They are about understanding demand, structuring knowledge, and delivering answers at scale.

Mapping Content to the Customer Journey

Understanding the customer journey is one thing. Building it into your SEO content strategy is another.

In practice, mapping content to the journey means taking your keyword and topic research and assigning each query a role, based on what the user is trying to achieve at that moment.

This is where your content plan becomes more than a list. It becomes a structured system that drives both traffic and conversion.

Step 1: Assign Intent to Every Keyword or Query

Once you have your keyword dataset, the first step is to categorise each query by intent.

This doesn’t need to be overly complex, but it does need to be consistent.

For example:

  • “what is SEO” → Awareness
  • “SEO vs PPC” → Consideration
  • “SEO agency Leeds” → Decision

This immediately gives context to your content planning.

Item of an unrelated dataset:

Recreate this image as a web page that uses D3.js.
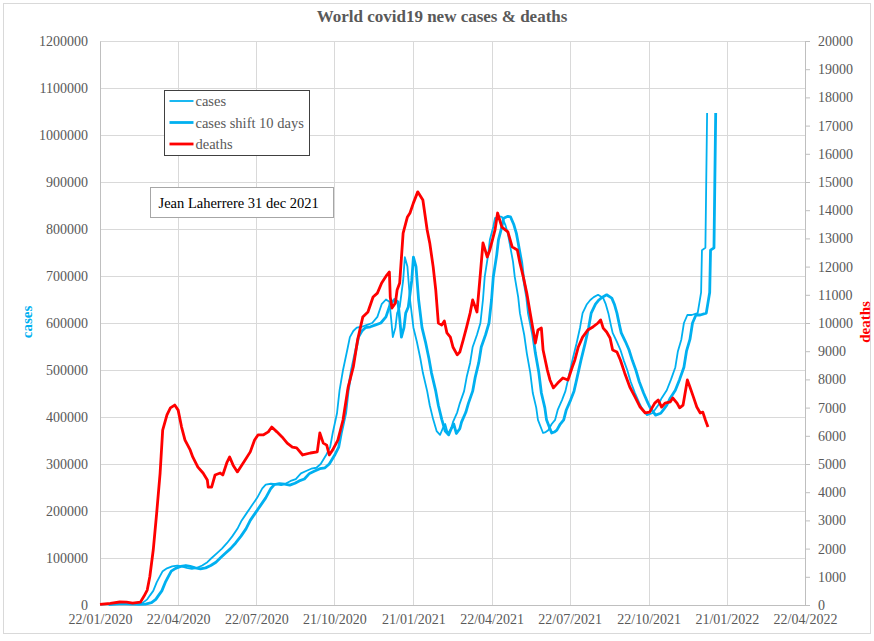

You’re no longer just targeting keywords, you’re targeting moments in the decision-making process.

Without this step, content tends to default toward informational topics, simply because they are easier to produce and often have higher search volume.

Step 2: Map Queries to Content Types

Once intent is defined, the next step is deciding what type of content best serves that intent.

Different stages require fundamentally different formats.

For example:

  • Awareness queries → Guides, explainers, educational blog content
  • Consideration queries → Comparisons, “best of” lists, in-depth breakdowns
  • Decision queries → Service pages, landing pages, case studies

Trying to answer all intents with the same type of page is one of the most common causes of poor performance.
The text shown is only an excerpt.